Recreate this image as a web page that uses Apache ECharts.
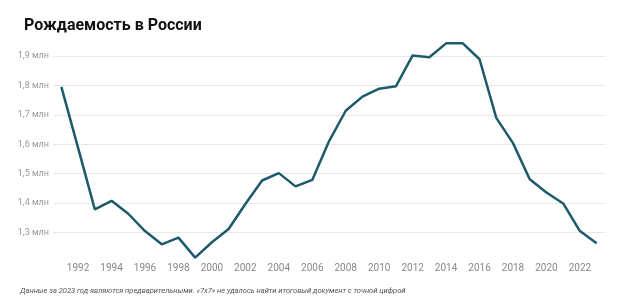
<!DOCTYPE html>
<html><head><meta charset="utf-8">
<script src="https://cdn.jsdelivr.net/npm/echarts@6/dist/echarts.min.js"></script>
<style>html,body{margin:0;padding:0;background:#fff}#c{width:620px;height:300px}</style>
</head><body><div id="c"></div>
<script>
const years = ['1991','1992','1993','1994','1995','1996','1997','1998','1999','2000','2001','2002','2003','2004','2005','2006','2007','2008','2009','2010','2011','2012','2013','2014','2015','2016','2017','2018','2019','2020','2021','2022','2023'];
const births = [1.795,1.588,1.379,1.408,1.364,1.305,1.260,1.283,1.215,1.267,1.312,1.397,1.477,1.502,1.457,1.479,1.610,1.714,1.762,1.789,1.797,1.902,1.896,1.943,1.943,1.889,1.690,1.604,1.481,1.436,1.399,1.305,1.264];
const titleText = 'Рождаемость в России';
const noteText = 'Данные за 2023 год являются предварительными. «7х7» не удалось найти итоговый документ с точной цифрой';

const chart = echarts.init(document.getElementById('c'), null, {renderer:'canvas'});
chart.setOption({
  animation:false,
  title:{text:titleText,left:19,top:13,textStyle:{fontFamily:'Roboto',fontWeight:'bold',fontSize:16,color:'#111'}},
  graphic:[{type:'text',left:20,top:287,style:{text:noteText,fontFamily:'Roboto',fontStyle:'italic',fontSize:7.5,fill:'#555'}}],
  grid:{left:53,right:15,top:26.6,bottom:38},
  xAxis:{type:'category',data:years,boundaryGap:true,
    axisLine:{show:false},axisTick:{show:false},
    axisLabel:{interval:(i,v)=>(+v)%2===0,color:'#888',fontFamily:'Roboto',fontSize:10,margin:1}},
  yAxis:{type:'value',min:1.2,max:2.0,interval:0.1,
    axisLine:{show:false},axisTick:{show:false},
    axisLabel:{showMinLabel:false,showMaxLabel:false,color:'#999',fontFamily:'Roboto',fontSize:9,margin:4,
      formatter:v=>v.toFixed(1).replace('.',',')+' млн'},
    splitLine:{showMinLine:false,showMaxLine:false,lineStyle:{color:'#e8e8e8',width:1}}},
  series:[{type:'line',data:births,symbol:'none',lineStyle:{color:'#1c5a6c',width:2.5}}]
});
</script></body></html>
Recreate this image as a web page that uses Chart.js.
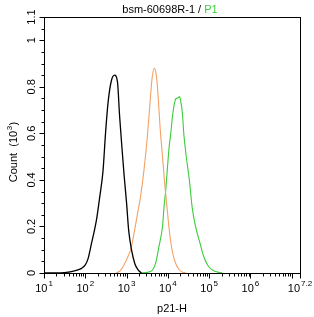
<!DOCTYPE html>
<html>
<head>
<meta charset="utf-8">
<script src="https://cdn.jsdelivr.net/npm/chart.js@4.4.1/dist/chart.umd.min.js"></script>
<style>
    html, body { margin: 0; padding: 0; background: #fff; }
    #wrap { width: 314px; height: 317px; }
</style>
</head>
<body>
<div id="wrap"><canvas id="chart" width="314" height="317"></canvas></div>
<script>
// x values are log10 of the p21-H intensity, y values are counts in thousands
const blackLog = [1.00, 1.35, 1.50, 1.66, 1.80, 1.91, 2.00, 2.07, 2.15, 2.27, 2.35, 2.43, 2.49, 2.55, 2.63, 2.71, 2.78, 2.83, 2.89, 2.94, 3.00, 3.05, 3.12, 3.20, 3.28, 3.36];
const blackCount = [0, 0, 0.002, 0.006, 0.012, 0.02, 0.035, 0.063, 0.127, 0.227, 0.327, 0.44, 0.60, 0.73, 0.825, 0.85, 0.82, 0.677, 0.534, 0.42, 0.30, 0.184, 0.099, 0.04, 0.013, 0];

const orangeLog = [2.75, 2.85, 2.94, 3.03, 3.10, 3.18, 3.26, 3.34, 3.42, 3.50, 3.58, 3.62, 3.67, 3.72, 3.76, 3.81, 3.87, 3.92, 3.97, 4.03, 4.10, 4.18, 4.27, 4.36, 4.45];
const orangeCount = [0, 0.01, 0.035, 0.07, 0.10, 0.17, 0.25, 0.33, 0.44, 0.58, 0.76, 0.84, 0.88, 0.85, 0.77, 0.63, 0.50, 0.39, 0.30, 0.19, 0.10, 0.045, 0.015, 0.003, 0];

const greenLog = [3.34, 3.58, 3.70, 3.78, 3.87, 3.91, 3.95, 3.98, 4.03, 4.07, 4.11, 4.15, 4.19, 4.24, 4.28, 4.31, 4.35, 4.39, 4.46, 4.52, 4.59, 4.67, 4.78, 4.87, 4.99, 5.16, 5.32];
const greenCount = [0, 0.006, 0.04, 0.11, 0.20, 0.29, 0.36, 0.43, 0.54, 0.60, 0.67, 0.72, 0.748, 0.752, 0.758, 0.74, 0.69, 0.59, 0.48, 0.40, 0.28, 0.20, 0.127, 0.07, 0.027, 0.006, 0];

const xTickValues = [1, 2, 3, 4, 5, 6, 7.2];
const xTickExponents = ['1', '2', '3', '4', '5', '6', '7.2'];
const yTickValues = [0, 0.2, 0.4, 0.6, 0.8, 1, 1.1];
const yTickLabels = ['0', '0.2', '0.4', '0.6', '0.8', '1', '1.1'];

const toPoints = (xs, ys) => xs.map((v, i) => ({ x: v, y: ys[i] }));

const FONT = '"Liberation Sans", Arial, sans-serif';

// axes, ticks and labels are drawn by hand so they look like the flow cytometry plot
const axisPlugin = {
    id: 'flowAxes',
    afterDraw(chart) {
        const { ctx, chartArea: a, scales: { x, y } } = chart;
        const left = Math.round(a.left) + 0.5;
        const top = Math.round(a.top) + 0.5;
        const right = Math.round(a.right) + 0.5;
        const bottom = Math.round(a.bottom) + 0.5;

        ctx.save();
        ctx.strokeStyle = '#000';
        ctx.lineWidth = 1;
        ctx.strokeRect(left, top, right - left, bottom - top);

        // x ticks: decades plus the 2..9 minor marks
        ctx.beginPath();
        for (let d = 1; d <= 7; d++) {
            const px = Math.round(x.getPixelForValue(d)) + 0.5;
            ctx.moveTo(px, bottom); ctx.lineTo(px, bottom + 5);
            for (let k = 2; k <= 9; k++) {
                const v = d + Math.log10(k);
                if (v > 7.2) break;
                const mx = Math.round(x.getPixelForValue(v)) + 0.5;
                ctx.moveTo(mx, bottom); ctx.lineTo(mx, bottom + 3);
            }
        }
        const endX = Math.round(x.getPixelForValue(7.2)) + 0.5;
        ctx.moveTo(endX, bottom); ctx.lineTo(endX, bottom + 5);

        // y ticks every 0.05, longer on labelled values
        for (let i = 0; i <= 22; i++) {
            const v = i * 0.05;
            const py = Math.round(y.getPixelForValue(v)) + 0.5;
            const major = yTickValues.some(t => Math.abs(t - v) < 1e-6);
            ctx.moveTo(left, py); ctx.lineTo(left - (major ? 5 : 3), py);
        }
        ctx.stroke();

        ctx.fillStyle = '#000';

        // x tick labels: "10" with a raised exponent
        xTickValues.forEach((v, i) => {
            const px = x.getPixelForValue(v);
            ctx.font = '11px ' + FONT;
            const baseW = ctx.measureText('10').width;
            ctx.font = '8px ' + FONT;
            const expW = ctx.measureText(xTickExponents[i]).width;
            const start = px - (baseW + 1 + expW) / 2;
            ctx.textAlign = 'left';
            ctx.textBaseline = 'alphabetic';
            ctx.font = '11px ' + FONT;
            ctx.fillText('10', start, 292);
            ctx.font = '8px ' + FONT;
            ctx.fillText(xTickExponents[i], start + baseW + 1, 286);
        });

        // y tick labels, rotated
        ctx.font = '11px ' + FONT;
        ctx.textAlign = 'center';
        ctx.textBaseline = 'middle';
        yTickValues.forEach((v, i) => {
            const py = y.getPixelForValue(v);
            ctx.save();
            ctx.translate(32, py);
            ctx.rotate(-Math.PI / 2);
            ctx.fillText(yTickLabels[i], 0, 0);
            ctx.restore();
        });

        // y axis title "Count (10³)"
        ctx.save();
        ctx.translate(17, 152);
        ctx.rotate(-Math.PI / 2);
        ctx.textBaseline = 'alphabetic';
        ctx.textAlign = 'left';
        ctx.font = '11px ' + FONT;
        const p1 = 'Count  (10', p2 = '3', p3 = ')';
        const w1 = ctx.measureText(p1).width, w3 = ctx.measureText(p3).width;
        ctx.font = '8px ' + FONT;
        const w2 = ctx.measureText(p2).width;
        let cx = -(w1 + w2 + w3 + 1) / 2;
        ctx.font = '11px ' + FONT;
        ctx.fillText(p1, cx, 0);
        ctx.font = '8px ' + FONT;
        ctx.fillText(p2, cx + w1 + 0.5, -5);
        ctx.font = '11px ' + FONT;
        ctx.fillText(p3, cx + w1 + w2 + 1, 0);
        ctx.restore();

        // x axis title
        ctx.textAlign = 'center';
        ctx.textBaseline = 'alphabetic';
        ctx.font = '11px ' + FONT;
        ctx.fillText('p21-H', (a.left + a.right) / 2, 312);

        // title, two colours
        const t1 = 'bsm-60698R-1 / ', t2 = 'P1';
        const tw1 = ctx.measureText(t1).width, tw2 = ctx.measureText(t2).width;
        const tx = 170 - (tw1 + tw2) / 2;
        ctx.textAlign = 'left';
        ctx.fillStyle = '#000';
        ctx.fillText(t1, tx, 13);
        ctx.fillStyle = '#3ccc3c';
        ctx.fillText(t2, tx + tw1, 13);
        ctx.restore();
    }
};

const lineStyle = { showLine: true, pointRadius: 0, fill: false, cubicInterpolationMode: 'monotone' };

new Chart(document.getElementById('chart'), {
    type: 'scatter',
    data: {
        datasets: [
            { label: 'Isotype', data: toPoints(blackLog, blackCount), borderColor: '#000000', borderWidth: 1.3, ...lineStyle },
            { label: 'Control', data: toPoints(orangeLog, orangeCount), borderColor: '#f2a266', borderWidth: 1.1, ...lineStyle },
            { label: 'P1', data: toPoints(greenLog, greenCount), borderColor: '#3ccc3c', borderWidth: 1.1, ...lineStyle }
        ]
    },
    options: {
        responsive: false,
        animation: false,
        layout: { padding: { left: 44, right: 14, top: 17, bottom: 44 } },
        scales: {
            x: { type: 'linear', min: 1, max: 7.2, display: false },
            y: { type: 'linear', min: 0, max: 1.1, display: false }
        },
        plugins: { legend: { display: false }, tooltip: { enabled: false }, title: { display: false } }
    },
    plugins: [axisPlugin]
});
</script>
</body>
</html>
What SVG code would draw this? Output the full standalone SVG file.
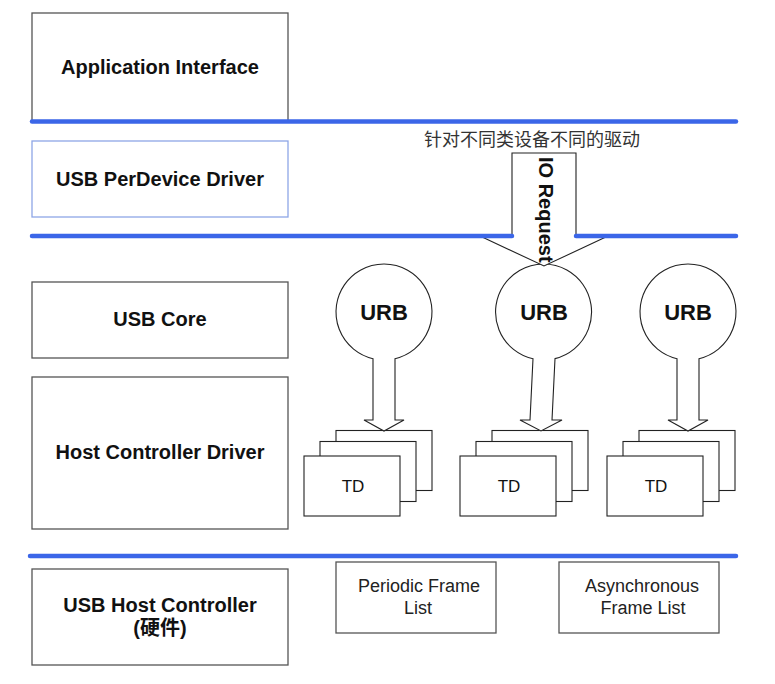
<svg xmlns="http://www.w3.org/2000/svg" width="775" height="684" viewBox="0 0 775 684">
<style>
.box{fill:#fff;stroke:#555;stroke-width:1.3}
.pbox{fill:#fff;stroke:#8ea6e6;stroke-width:1.3}
.blue{stroke:#3b66e8;stroke-width:4.5;stroke-linecap:round;fill:none}
.shape{fill:#fff;stroke:#222;stroke-width:1.1}
.lbl{font-family:"Liberation Sans",Arial,sans-serif;font-weight:bold;font-size:20px;fill:#111;text-anchor:middle}
.urb{font-family:"Liberation Sans",Arial,sans-serif;font-weight:bold;font-size:22px;fill:#111;text-anchor:middle}
.small{font-family:"Liberation Sans",Arial,sans-serif;font-size:18px;fill:#222;text-anchor:middle}
.td{font-family:"Liberation Sans",Arial,sans-serif;font-size:17px;fill:#111;text-anchor:middle}
.cn{font-family:"Liberation Sans","Noto Sans CJK SC",sans-serif;font-size:18px;fill:#333}
</style>
<rect width="775" height="684" fill="#fff"/>

<g id="app-interface">
<rect class="box" x="32" y="13" width="256" height="108"/>
<text class="lbl" x="160" y="74">Application Interface</text>
</g>
<g id="perdevice-driver">
<rect class="pbox" x="32" y="141" width="256" height="76"/>
<text class="lbl" x="160" y="186">USB PerDevice Driver</text>
</g>
<g id="usb-core">
<rect class="box" x="32" y="282" width="256" height="76"/>
<text class="lbl" x="160" y="326">USB Core</text>
</g>
<g id="hcd">
<rect class="box" x="32" y="377" width="256" height="152"/>
<text class="lbl" x="160" y="459">Host Controller Driver</text>
</g>
<g id="host-controller">
<rect class="box" x="32" y="569" width="256" height="96"/>
<text class="lbl" x="160" y="612">USB Host Controller</text>
<text class="lbl" x="160" y="635" style="font-family:'Liberation Sans','Noto Sans CJK SC',sans-serif">(硬件)</text>
</g>
<g id="periodic-list">
<rect class="box" x="336" y="562" width="160" height="71"/>
<text class="small" x="419" y="592">Periodic Frame</text>
<text class="small" x="418" y="614">List</text>
</g>
<g id="async-list">
<rect class="box" x="559" y="562" width="160" height="71"/>
<text class="small" x="642" y="592">Asynchronous</text>
<text class="small" x="643" y="614">Frame List</text>
</g>

<g id="td-stack-1">
<rect class="shape" x="336" y="430.5" width="96" height="60"/>
<rect class="shape" x="320" y="441.5" width="96" height="60"/>
<rect class="shape" x="304" y="456" width="96" height="60"/>
<text class="td" x="353" y="492">TD</text>
</g>
<g id="td-stack-2">
<rect class="shape" x="492" y="430.5" width="96" height="60"/>
<rect class="shape" x="476" y="441.5" width="96" height="60"/>
<rect class="shape" x="460" y="456" width="96" height="60"/>
<text class="td" x="509" y="492">TD</text>
</g>
<g id="td-stack-3">
<rect class="shape" x="639" y="430.5" width="96" height="60"/>
<rect class="shape" x="623" y="441.5" width="96" height="60"/>
<rect class="shape" x="607" y="456" width="96" height="60"/>
<text class="td" x="656" y="492">TD</text>
</g>

<g id="connectors">
<path id="urb1" class="shape" d="M373 358.7 A48 48 0 1 1 395 358.7 L395 420 L404 420 L384 431 L364 420 L373 420 Z"/>
<path id="urb2" class="shape" d="M533 358.8 A48 48 0 1 1 555 358.6 L552 420 L562 420 L541 431 L520 420 L530 420 Z"/>
<path id="urb3" class="shape" d="M677 358.7 A48 48 0 1 1 699 358.7 L699 420 L708 420 L688 431 L668 420 L677 420 Z"/>
<polygon id="io-request-arrow" class="shape" points="512,153 576,153 576,236 608,236 544,266 480,236 512,236"/>
<line class="blue" x1="32" y1="121.5" x2="736" y2="121.5"/>
<line class="blue" x1="32" y1="236" x2="512" y2="236"/>
<line class="blue" x1="576" y1="236" x2="736" y2="236"/>
<line class="blue" x1="30" y1="556" x2="736" y2="556"/>
</g>

<g id="urb-labels">
<text class="urb" x="384" y="320">URB</text>
<text class="urb" x="544" y="320">URB</text>
<text class="urb" x="688" y="320">URB</text>
</g>
<text class="lbl" text-anchor="start" style="text-anchor:start" transform="translate(539,157) rotate(90)">IO Request</text>
<text class="cn" x="424" y="146">针对不同类设备不同的驱动</text>
</svg>
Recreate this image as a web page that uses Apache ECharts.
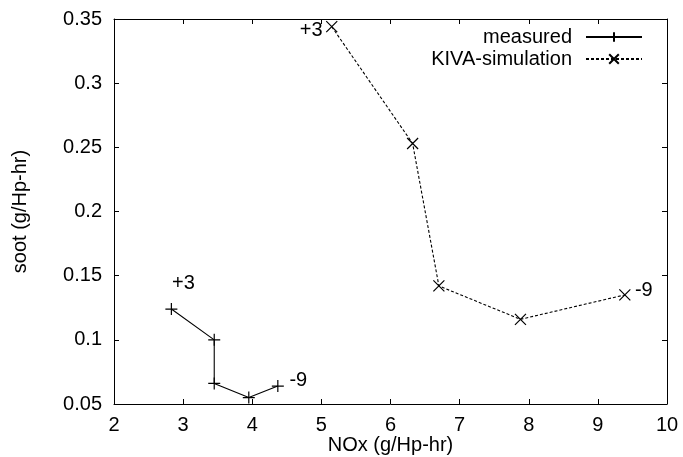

++++++++

**What the task asks**
Pictures excluded, repeat exactly the lines from the top of the material through the line with "const noteText = 'Данные", including both of those lines.

**Solution to this exercise**
Recreate this image as a web page that uses Apache ECharts.
<!DOCTYPE html>
<html><head><meta charset="utf-8">
<script src="https://cdn.jsdelivr.net/npm/echarts@6/dist/echarts.min.js"></script>
<style>html,body{margin:0;padding:0;background:#fff}#c{width:620px;height:300px}</style>
</head><body><div id="c"></div>
<script>
const years = ['1991','1992','1993','1994','1995','1996','1997','1998','1999','2000','2001','2002','2003','2004','2005','2006','2007','2008','2009','2010','2011','2012','2013','2014','2015','2016','2017','2018','2019','2020','2021','2022','2023'];
const births = [1.795,1.588,1.379,1.408,1.364,1.305,1.260,1.283,1.215,1.267,1.312,1.397,1.477,1.502,1.457,1.479,1.610,1.714,1.762,1.789,1.797,1.902,1.896,1.943,1.943,1.889,1.690,1.604,1.481,1.436,1.399,1.305,1.264];
const titleText = 'Рождаемость в России';
const noteText = 'Данные за 2023 год являются предварительными. «7х7» не удалось найти итоговый документ с точной цифрой';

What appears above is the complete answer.